Three E-glass/epoxy notched woven laminates (two orthotropic and one quasi-isotropic) were studied under tensile fatigue loading with a stress ratio of 0.1 and a frequency of 20 Hz (sine wave form). At a fixed ratio of maximum fatigue stress to ultimate tensile strength (UTS) (0.5), the apparent secant stiffness changes with the cycle number were measured and the fatigue damage mechanism was investigated. The S-N curve and notched fatigue strength (at 1,000,000 cycles) were determined. All results obtained were compared with those for unnotched specimens. The results show that the normalized apparent secant stiffness change can be divided into three stages. During the first and second stage, damage may be presented in the form of microcracks within the interlacement structure of the woven plies.

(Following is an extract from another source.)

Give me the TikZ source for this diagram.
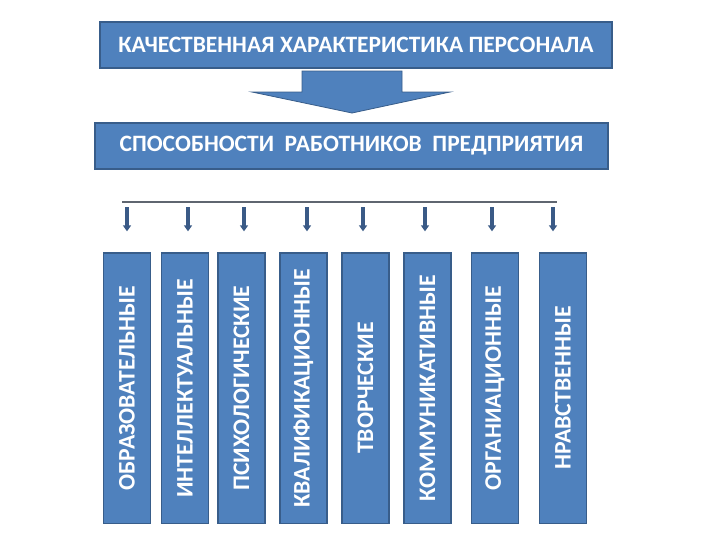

But they have not been observed and verified with traditional experimental methods such as radiography and microscopy. The last stage corresponds to initiation and evolution of damage observed directly on the specimen surface with a video-camera system. The fatigue life at a same ratio of maximum fatigue stress to UTS for the three laminates is very slightly influenced by the notch. The quasi-isotropic laminate has a lower fatigue strength and an earlier first visible damage than the two orthotropic laminates. However, for the two orthotropic laminates, the fatigue strength and the appearance of the first visible damage are very slighly influenced by the stacking sequences, but, the normalized secant stiffness curve appears to be different from one to another. The notched specimens have the same ratio of the fatigue strength to UTS as the unnotched ones, almost equal to 0.4. The ratio of the notched fatigue strength to the unnotched fatigue strength is amost equal to the static strength reduction factor (SRF) which is equal to the ratio of the static notched strength to the static unnotched strength.